| Stated exercise |
Repeat exactly the lines running from the first line of the data to the line containing "from bokeh.core.properties import value", both ends included, and nothing else; drop the pictures.

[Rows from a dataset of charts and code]
::::

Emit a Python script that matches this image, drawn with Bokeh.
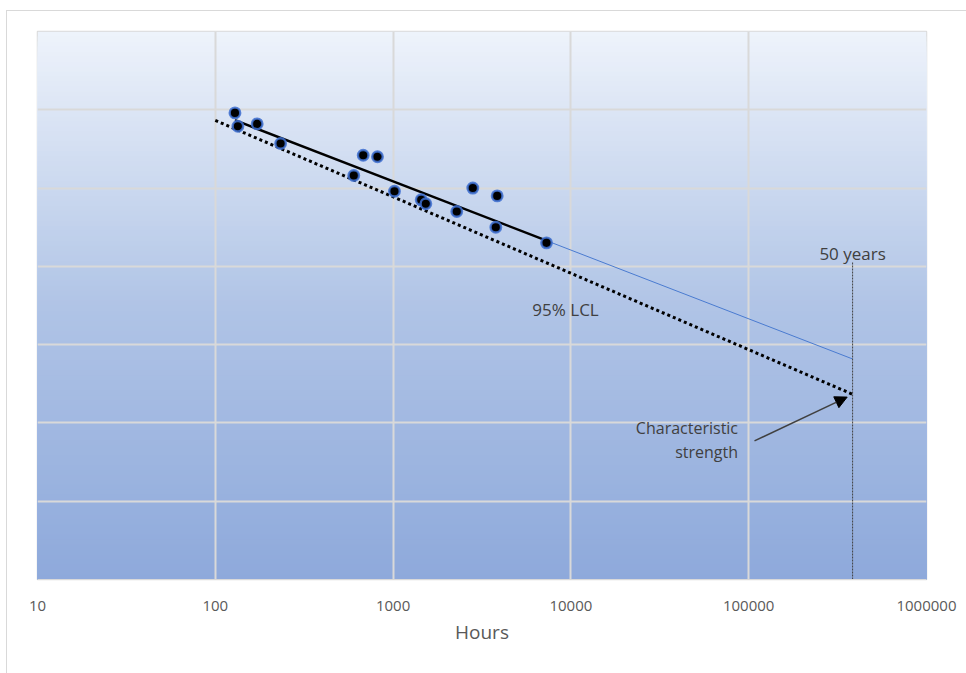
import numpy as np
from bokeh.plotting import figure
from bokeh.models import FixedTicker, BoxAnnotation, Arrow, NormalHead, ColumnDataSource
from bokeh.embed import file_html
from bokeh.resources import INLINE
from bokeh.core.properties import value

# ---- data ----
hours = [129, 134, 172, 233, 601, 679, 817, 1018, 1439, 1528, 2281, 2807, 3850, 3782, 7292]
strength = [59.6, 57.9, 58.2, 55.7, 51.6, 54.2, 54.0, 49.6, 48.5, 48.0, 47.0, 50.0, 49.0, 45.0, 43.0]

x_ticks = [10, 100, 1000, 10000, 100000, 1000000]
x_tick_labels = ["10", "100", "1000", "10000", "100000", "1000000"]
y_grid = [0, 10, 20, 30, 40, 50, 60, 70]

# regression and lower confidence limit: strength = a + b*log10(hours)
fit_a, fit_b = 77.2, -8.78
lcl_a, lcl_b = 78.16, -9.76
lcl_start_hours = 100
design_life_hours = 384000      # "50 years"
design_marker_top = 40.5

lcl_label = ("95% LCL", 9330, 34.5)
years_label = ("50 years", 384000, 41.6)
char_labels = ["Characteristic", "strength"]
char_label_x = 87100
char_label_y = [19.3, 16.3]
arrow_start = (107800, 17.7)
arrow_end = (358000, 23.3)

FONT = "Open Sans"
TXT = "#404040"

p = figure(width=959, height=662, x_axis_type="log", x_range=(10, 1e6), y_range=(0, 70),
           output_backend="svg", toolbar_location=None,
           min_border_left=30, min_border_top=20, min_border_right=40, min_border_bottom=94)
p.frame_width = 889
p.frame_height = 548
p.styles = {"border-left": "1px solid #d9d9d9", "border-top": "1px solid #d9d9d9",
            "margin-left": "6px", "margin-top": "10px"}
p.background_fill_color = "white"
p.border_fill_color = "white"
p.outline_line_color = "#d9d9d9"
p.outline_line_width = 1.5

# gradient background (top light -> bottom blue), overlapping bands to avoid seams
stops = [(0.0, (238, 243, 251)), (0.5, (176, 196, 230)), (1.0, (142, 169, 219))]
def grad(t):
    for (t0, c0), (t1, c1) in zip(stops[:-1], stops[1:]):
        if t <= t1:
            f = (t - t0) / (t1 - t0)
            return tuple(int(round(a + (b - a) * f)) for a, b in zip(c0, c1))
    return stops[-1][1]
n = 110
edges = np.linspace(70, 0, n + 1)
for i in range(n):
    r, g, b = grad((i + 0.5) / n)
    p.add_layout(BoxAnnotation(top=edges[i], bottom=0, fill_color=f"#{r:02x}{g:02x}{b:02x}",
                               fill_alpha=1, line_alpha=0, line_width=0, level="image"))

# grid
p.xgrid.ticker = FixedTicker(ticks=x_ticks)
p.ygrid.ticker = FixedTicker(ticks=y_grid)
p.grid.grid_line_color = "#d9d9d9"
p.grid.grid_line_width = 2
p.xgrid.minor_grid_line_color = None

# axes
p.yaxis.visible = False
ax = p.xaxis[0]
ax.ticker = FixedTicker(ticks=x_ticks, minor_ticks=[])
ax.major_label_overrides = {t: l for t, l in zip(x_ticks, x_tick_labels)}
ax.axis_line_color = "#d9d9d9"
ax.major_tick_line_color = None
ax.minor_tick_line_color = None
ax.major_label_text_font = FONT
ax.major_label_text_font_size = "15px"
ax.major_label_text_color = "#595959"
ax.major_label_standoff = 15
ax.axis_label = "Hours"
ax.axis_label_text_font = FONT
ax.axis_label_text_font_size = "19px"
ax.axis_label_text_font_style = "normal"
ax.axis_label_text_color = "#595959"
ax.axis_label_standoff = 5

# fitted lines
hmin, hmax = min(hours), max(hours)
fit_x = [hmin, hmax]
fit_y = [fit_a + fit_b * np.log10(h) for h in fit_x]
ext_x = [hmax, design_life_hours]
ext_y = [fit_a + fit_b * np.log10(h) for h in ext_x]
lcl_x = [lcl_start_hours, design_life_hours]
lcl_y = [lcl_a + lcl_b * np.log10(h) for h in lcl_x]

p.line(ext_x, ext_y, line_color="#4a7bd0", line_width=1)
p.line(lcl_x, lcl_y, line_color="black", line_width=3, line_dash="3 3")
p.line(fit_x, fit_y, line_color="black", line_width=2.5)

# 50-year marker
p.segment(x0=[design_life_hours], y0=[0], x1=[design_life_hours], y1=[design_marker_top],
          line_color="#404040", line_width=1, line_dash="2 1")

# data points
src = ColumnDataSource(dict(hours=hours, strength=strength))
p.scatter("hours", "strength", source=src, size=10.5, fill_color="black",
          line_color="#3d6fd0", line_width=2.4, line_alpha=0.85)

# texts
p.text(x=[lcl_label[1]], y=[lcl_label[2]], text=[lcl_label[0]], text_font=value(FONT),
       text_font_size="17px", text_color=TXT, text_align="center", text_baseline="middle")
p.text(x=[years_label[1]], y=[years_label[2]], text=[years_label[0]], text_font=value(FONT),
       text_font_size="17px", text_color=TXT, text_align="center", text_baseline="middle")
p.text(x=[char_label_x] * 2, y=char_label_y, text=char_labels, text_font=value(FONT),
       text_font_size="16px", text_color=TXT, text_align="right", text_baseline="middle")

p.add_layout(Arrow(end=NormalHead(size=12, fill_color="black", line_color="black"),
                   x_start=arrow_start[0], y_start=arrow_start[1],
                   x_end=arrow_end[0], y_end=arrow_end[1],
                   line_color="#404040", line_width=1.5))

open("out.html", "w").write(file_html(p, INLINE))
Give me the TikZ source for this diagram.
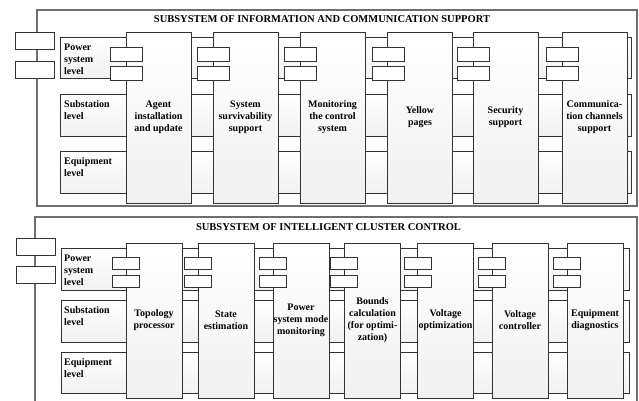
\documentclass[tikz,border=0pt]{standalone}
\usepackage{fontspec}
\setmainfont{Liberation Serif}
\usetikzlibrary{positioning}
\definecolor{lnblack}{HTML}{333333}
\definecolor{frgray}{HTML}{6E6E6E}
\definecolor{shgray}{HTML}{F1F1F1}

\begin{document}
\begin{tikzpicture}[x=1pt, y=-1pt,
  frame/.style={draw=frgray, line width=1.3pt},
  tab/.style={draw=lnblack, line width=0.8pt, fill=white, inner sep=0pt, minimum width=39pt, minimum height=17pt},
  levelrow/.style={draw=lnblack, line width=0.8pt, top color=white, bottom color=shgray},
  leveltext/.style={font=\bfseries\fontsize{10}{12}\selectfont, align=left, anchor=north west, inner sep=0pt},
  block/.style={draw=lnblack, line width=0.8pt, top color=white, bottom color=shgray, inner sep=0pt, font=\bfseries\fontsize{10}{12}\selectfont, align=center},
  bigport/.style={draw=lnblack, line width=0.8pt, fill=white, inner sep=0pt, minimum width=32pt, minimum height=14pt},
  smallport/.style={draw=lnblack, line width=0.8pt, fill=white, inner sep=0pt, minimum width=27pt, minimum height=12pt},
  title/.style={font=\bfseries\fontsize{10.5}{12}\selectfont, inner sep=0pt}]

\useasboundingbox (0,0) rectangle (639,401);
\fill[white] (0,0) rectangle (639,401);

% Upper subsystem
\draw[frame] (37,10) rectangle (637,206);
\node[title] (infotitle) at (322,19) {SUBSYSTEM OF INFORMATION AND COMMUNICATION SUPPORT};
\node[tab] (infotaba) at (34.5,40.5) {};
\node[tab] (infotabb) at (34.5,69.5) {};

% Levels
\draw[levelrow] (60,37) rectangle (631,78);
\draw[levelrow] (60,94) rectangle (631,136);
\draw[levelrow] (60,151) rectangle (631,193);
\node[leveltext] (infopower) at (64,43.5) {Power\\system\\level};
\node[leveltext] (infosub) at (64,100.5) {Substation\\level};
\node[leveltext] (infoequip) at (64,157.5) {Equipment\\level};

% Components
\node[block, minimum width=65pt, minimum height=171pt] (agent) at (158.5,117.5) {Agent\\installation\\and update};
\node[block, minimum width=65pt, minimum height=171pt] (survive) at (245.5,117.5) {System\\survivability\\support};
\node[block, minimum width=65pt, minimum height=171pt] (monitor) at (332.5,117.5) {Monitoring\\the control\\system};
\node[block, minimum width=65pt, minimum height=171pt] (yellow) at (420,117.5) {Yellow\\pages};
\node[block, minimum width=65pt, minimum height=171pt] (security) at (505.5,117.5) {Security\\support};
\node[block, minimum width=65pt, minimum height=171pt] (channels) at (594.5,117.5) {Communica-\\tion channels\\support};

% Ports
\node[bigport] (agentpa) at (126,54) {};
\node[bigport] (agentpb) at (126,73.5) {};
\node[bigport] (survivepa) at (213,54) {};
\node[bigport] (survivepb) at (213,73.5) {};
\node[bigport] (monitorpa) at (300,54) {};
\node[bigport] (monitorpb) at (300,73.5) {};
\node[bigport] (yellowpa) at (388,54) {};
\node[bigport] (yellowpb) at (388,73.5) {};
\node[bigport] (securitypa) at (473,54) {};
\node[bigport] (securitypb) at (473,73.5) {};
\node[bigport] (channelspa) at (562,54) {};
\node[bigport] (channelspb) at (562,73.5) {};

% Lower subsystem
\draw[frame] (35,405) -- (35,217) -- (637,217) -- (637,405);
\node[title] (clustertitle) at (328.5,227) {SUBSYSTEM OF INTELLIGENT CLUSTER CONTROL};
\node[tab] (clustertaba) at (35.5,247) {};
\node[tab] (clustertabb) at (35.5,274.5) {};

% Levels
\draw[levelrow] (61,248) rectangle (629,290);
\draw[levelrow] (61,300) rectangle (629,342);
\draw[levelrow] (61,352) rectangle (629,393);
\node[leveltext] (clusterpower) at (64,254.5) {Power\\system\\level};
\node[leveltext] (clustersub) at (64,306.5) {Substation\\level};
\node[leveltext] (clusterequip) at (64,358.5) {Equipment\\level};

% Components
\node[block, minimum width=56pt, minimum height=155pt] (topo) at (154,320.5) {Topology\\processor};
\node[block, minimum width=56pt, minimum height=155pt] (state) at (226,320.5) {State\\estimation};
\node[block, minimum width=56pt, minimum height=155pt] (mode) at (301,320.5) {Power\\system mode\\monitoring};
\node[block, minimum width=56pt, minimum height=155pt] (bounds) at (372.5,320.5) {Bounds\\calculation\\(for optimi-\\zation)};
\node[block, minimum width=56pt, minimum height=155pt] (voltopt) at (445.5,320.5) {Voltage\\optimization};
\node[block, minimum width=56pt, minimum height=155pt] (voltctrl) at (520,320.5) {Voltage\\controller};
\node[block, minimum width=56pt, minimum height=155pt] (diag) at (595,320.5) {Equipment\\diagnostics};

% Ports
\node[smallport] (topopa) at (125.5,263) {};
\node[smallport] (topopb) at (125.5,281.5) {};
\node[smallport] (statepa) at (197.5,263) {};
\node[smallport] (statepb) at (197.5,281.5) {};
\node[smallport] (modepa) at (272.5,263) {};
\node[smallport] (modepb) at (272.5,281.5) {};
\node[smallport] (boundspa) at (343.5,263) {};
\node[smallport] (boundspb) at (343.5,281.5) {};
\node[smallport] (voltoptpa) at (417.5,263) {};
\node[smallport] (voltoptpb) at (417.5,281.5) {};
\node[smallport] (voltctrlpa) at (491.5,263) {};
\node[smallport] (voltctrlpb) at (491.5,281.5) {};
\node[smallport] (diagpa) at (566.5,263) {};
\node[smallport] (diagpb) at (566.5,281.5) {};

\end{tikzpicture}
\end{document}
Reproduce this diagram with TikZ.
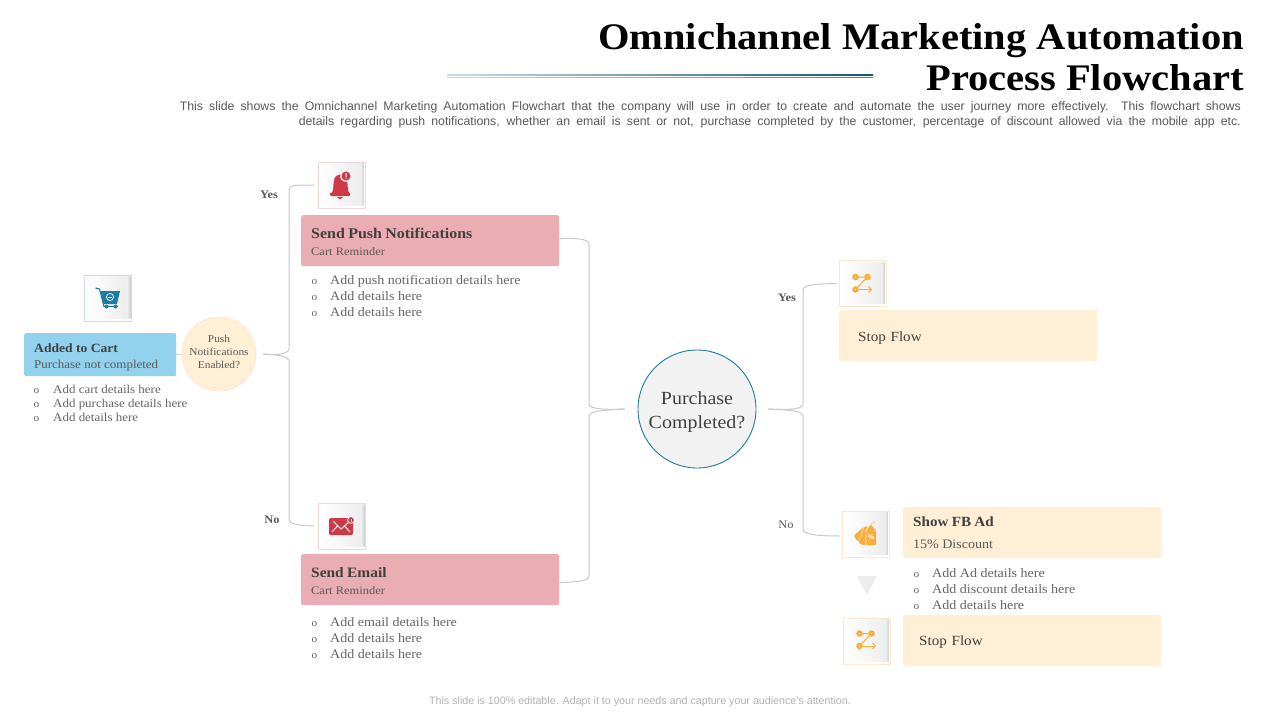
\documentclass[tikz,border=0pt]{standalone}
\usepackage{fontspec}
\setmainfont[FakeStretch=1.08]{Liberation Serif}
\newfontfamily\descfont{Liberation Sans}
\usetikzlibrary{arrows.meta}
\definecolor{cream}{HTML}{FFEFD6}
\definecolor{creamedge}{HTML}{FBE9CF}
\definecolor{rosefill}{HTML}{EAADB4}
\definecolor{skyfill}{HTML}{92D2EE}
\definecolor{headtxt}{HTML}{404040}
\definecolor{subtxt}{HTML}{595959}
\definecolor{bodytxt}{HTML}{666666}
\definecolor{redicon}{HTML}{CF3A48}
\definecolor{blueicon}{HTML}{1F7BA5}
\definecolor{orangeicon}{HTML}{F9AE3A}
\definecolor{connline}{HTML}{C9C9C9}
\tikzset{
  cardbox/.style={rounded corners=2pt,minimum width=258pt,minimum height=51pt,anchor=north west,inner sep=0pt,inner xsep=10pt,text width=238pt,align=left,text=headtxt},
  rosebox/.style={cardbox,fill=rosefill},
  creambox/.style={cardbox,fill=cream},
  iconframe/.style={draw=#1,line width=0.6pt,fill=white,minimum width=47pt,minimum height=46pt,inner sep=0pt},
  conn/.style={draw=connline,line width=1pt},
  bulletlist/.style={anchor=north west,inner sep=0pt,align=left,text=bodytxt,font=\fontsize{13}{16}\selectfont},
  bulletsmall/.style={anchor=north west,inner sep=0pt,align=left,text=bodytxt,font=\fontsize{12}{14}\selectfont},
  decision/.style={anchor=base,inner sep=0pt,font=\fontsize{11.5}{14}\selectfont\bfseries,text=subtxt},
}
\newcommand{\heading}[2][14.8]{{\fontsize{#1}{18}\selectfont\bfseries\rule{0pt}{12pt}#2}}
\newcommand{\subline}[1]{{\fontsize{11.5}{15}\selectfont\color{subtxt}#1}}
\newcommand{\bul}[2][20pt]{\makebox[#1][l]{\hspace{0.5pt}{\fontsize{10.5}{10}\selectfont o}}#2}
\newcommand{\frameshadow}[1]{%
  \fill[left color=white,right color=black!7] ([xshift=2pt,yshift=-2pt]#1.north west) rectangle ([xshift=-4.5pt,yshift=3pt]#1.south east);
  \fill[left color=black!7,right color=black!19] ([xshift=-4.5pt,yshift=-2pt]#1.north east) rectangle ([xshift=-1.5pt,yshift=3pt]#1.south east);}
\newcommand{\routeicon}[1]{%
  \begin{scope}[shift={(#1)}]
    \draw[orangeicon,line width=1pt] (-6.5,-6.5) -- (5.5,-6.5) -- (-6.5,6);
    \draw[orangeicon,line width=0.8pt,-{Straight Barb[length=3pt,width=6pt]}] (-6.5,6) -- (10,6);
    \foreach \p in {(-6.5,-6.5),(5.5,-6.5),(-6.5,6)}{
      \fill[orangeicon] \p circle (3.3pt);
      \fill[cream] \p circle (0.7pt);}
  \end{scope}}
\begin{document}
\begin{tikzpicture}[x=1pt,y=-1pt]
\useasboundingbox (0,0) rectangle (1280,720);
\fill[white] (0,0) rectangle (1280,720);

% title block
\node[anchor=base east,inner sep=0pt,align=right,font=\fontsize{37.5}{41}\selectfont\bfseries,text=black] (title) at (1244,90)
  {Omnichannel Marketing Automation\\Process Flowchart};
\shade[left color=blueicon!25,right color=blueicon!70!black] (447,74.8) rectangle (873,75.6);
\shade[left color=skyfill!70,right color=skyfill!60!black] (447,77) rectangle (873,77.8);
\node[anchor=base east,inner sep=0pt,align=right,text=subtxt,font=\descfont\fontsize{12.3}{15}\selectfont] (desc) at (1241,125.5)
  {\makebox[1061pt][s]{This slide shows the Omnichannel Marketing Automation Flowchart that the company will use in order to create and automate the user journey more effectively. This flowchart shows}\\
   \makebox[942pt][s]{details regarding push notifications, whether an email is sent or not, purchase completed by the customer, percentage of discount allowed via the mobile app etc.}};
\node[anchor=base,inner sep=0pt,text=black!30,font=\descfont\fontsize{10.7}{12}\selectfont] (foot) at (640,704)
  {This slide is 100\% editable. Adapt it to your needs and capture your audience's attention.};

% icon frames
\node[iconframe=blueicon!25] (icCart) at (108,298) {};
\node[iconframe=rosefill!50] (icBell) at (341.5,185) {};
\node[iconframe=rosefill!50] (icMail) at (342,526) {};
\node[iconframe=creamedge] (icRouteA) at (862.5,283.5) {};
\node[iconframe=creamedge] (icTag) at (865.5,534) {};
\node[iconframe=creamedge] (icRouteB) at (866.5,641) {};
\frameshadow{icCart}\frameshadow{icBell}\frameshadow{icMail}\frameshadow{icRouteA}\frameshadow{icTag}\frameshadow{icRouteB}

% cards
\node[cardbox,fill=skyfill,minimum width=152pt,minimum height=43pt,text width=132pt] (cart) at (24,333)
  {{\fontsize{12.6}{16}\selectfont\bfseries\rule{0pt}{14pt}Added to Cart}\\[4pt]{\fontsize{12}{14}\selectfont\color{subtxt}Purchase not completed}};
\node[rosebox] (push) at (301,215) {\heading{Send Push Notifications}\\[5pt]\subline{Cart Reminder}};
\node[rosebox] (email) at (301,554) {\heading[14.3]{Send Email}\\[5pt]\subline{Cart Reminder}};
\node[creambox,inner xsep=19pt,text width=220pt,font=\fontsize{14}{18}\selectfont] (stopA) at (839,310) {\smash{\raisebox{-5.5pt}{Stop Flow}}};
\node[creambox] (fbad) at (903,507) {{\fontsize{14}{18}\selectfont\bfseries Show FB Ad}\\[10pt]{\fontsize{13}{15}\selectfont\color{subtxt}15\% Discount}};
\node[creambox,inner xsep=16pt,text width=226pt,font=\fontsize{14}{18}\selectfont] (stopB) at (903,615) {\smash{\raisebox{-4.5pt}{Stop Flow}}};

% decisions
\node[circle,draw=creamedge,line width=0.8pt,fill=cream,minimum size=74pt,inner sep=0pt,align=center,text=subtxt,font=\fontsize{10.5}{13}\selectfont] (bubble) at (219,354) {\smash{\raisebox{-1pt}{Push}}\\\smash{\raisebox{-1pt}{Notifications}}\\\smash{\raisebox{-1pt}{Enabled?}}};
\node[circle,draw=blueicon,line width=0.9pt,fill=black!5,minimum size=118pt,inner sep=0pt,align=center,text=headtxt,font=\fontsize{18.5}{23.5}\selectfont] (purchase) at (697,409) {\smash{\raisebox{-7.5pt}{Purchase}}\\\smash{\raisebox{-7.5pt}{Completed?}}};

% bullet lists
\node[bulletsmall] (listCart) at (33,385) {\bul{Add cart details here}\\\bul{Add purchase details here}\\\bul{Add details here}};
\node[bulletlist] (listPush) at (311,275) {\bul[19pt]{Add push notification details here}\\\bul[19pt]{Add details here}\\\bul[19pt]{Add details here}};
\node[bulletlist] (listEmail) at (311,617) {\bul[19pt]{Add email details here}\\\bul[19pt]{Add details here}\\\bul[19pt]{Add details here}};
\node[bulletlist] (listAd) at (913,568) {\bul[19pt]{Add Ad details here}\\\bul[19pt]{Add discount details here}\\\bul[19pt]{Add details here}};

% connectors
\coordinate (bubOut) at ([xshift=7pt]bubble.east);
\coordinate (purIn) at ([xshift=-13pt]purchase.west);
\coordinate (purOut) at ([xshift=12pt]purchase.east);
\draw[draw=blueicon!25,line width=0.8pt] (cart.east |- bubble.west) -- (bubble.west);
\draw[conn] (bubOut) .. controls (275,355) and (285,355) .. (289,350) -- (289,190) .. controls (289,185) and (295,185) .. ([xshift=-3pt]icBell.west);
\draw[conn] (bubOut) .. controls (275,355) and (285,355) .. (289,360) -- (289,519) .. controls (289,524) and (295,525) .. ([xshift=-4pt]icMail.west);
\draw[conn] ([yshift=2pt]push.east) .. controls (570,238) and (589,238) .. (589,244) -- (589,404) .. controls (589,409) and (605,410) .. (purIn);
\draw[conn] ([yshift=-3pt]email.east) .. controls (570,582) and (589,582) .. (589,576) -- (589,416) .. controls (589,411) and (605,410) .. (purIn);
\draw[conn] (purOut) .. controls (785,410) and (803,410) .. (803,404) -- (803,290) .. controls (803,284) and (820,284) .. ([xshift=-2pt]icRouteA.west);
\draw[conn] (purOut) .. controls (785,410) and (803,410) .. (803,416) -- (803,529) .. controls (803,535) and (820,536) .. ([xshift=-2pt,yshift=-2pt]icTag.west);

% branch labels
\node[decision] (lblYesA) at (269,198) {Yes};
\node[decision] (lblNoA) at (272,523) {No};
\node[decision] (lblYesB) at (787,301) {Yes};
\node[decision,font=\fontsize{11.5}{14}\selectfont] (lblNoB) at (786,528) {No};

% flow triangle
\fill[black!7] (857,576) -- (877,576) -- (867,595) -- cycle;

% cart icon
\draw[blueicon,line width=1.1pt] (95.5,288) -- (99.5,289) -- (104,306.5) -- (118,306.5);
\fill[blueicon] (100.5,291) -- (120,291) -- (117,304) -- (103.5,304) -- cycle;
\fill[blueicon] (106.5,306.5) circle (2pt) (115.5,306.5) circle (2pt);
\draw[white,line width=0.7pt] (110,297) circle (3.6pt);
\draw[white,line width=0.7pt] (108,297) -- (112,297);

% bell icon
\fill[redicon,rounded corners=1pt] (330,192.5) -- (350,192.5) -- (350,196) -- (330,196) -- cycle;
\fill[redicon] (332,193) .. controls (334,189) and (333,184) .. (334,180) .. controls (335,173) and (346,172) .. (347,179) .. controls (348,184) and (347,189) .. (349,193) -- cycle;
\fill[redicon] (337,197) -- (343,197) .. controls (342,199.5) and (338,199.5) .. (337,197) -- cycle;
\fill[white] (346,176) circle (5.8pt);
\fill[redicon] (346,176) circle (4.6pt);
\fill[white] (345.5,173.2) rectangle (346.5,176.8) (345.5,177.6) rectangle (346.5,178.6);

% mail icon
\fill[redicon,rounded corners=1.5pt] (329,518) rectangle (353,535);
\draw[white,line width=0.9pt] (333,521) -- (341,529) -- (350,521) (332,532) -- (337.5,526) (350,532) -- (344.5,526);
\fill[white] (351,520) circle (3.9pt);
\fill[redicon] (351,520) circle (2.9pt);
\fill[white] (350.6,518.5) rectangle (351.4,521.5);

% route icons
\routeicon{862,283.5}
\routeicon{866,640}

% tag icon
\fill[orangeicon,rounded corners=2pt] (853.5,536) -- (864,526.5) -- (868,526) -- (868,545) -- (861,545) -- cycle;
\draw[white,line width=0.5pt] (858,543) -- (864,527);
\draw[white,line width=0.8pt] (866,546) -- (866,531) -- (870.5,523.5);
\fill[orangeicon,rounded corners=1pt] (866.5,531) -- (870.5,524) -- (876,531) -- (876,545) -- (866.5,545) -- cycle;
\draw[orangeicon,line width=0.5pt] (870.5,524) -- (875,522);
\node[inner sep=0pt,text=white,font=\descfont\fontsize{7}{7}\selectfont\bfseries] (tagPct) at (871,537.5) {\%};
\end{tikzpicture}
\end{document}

::::

| Correct result |
Emit a Python script that matches this image, drawn with Bokeh.
import numpy as np
from bokeh.plotting import figure
from bokeh.models import FixedTicker, BoxAnnotation, Arrow, NormalHead, ColumnDataSource
from bokeh.embed import file_html
from bokeh.resources import INLINE
from bokeh.core.properties import value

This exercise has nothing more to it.